There is something for everyone here. It can be read variously as 1) the nominee was happy to work for an administration that curried favor with reactionary religious leaders, 2) the nominee was not sufficiently respectful of such leaders, 3) the nominee doesn’t like ingrates or 4) the nominee has a lively sense of humor.
In advance of the hearings, Judge Roberts’ conservative views and philosophy can’t be precisely defined, whether it is done by reading memos or studying his record as a lawyer and judge. It is almost as if Judge Roberts’ career path has been positioned so that one day he could fly as a stealth candidate happily under the radar. This is, of course, nothing more than suspicion and conjecture, but concern is raised by Mr. Bush’s willingness to bet the house on a Chief Justice Roberts.

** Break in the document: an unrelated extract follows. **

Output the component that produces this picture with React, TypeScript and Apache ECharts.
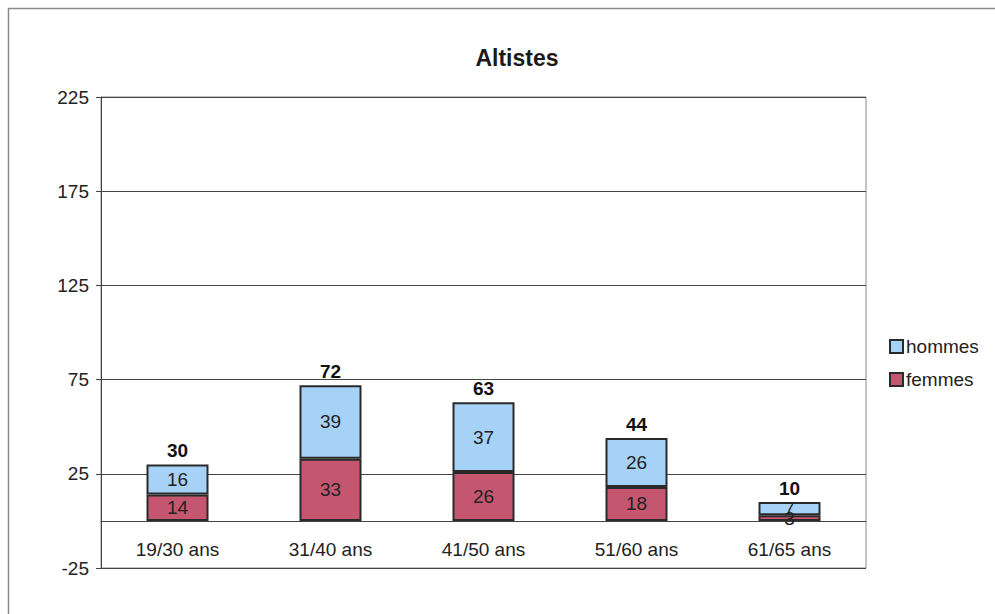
import React, { useEffect, useRef } from "react";
import * as echarts from "echarts";

const categories = ["19/30 ans", "31/40 ans", "41/50 ans", "51/60 ans", "61/65 ans"];
const femmes = [14, 33, 26, 18, 3];
const hommes = [16, 39, 37, 26, 7];
const totals = femmes.map((f, i) => f + hommes[i]);
const yTicks = { min: -25, max: 225, interval: 50 };

export default function App() {
  const ref = useRef<HTMLDivElement>(null);
  useEffect(() => {
    if (!ref.current) return;
    const chart = echarts.init(ref.current, null, { renderer: "svg" });
    const font = "'Liberation Sans', Arial, sans-serif";
    chart.setOption({
      animation: false,
      backgroundColor: "#ffffff",
      textStyle: { fontFamily: font },
      title: {
        text: "Altistes",
        left: 512,
        top: 41,
        textAlign: "center",
        textStyle: { fontSize: 23, fontWeight: "bold", color: "#1a1a1a", fontFamily: font },
      },
      graphic: [
        {
          type: "rect",
          shape: { x: 8.5, y: 8.5, width: 1000, height: 620 },
          style: { fill: "none", stroke: "#8a8a8a", lineWidth: 1.5 },
          silent: true,
        },
      ],
      legend: {
        orient: "vertical",
        left: 884,
        top: 332,
        itemWidth: 13,
        itemHeight: 13,
        itemGap: 14,
        icon: "rect",
        data: ["hommes", "femmes"],
        textStyle: { fontSize: 19, color: "#222", fontFamily: font, padding: [0, 0, 0, -2] },
      },
      grid: {
        left: 101,
        top: 97,
        width: 765,
        height: 471,
        show: true,
        borderColor: "#8a8a8a",
        borderWidth: 1,
        containLabel: false,
      },
      xAxis: {
        type: "category",
        data: categories,
        axisLine: { show: true, onZero: true, lineStyle: { color: "#444", width: 1 } },
        axisTick: { show: false },
        axisLabel: { fontSize: 19, color: "#222", margin: -28, fontFamily: font },
        splitLine: { show: false },
      },
      yAxis: {
        type: "value",
        min: yTicks.min,
        max: yTicks.max,
        interval: yTicks.interval,
        axisLine: { show: true, lineStyle: { color: "#444" } },
        axisTick: { show: true, length: 5, lineStyle: { color: "#444" } },
        axisLabel: { fontSize: 19, color: "#222", margin: 12, fontFamily: font },
        splitLine: { show: true, lineStyle: { color: "#444", width: 1 } },
      },
      series: [
        {
          name: "femmes",
          type: "bar",
          stack: "t",
          data: femmes,
          barWidth: 62,
          itemStyle: { color: "#c55670", borderColor: "#2a2a2a", borderWidth: 2 },
          label: { show: true, position: "inside", fontSize: 19, color: "#222", fontFamily: font },
          z: 3,
        },
        {
          name: "hommes",
          type: "bar",
          stack: "t",
          data: hommes,
          barWidth: 62,
          itemStyle: { color: "#a6d2f7", borderColor: "#2a2a2a", borderWidth: 2 },
          label: { show: true, position: "inside", fontSize: 19, color: "#222", fontFamily: font },
          z: 3,
        },
        {
          name: "total",
          type: "bar",
          data: totals,
          barWidth: 62,
          barGap: "-100%",
          itemStyle: { color: "rgba(0,0,0,0)" },
          label: {
            show: true,
            position: "top",
            distance: 4,
            fontSize: 19,
            fontWeight: "bold",
            color: "#111",
            fontFamily: font,
          },
          silent: true,
          z: 1,
        },
      ],
    });
    return () => chart.dispose();
  }, []);
  return (
    <div
      ref={ref}
      style={{ position: "fixed", left: 0, top: 0, width: 995, height: 614 }}
    />
  );
}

Would this choice be worse than picking from two of the ultra-right justices on the bench, Justice Antonin Scalia and Justice Clarence Thomas? Probably not, but what does Mr. Bush know that the rest of us do not? That, of course, is the all-important question for these hearings. Just what sort of conservative is Judge Roberts?
Why not all four interpretations at once? And I’m not sure that Bush does know something the rest of us don’t. Roberts seems to do both top-notch work and whatever best helps his current employers/clients. What will he do when he has no employer/client to answer to? Even he probably doesn’t know.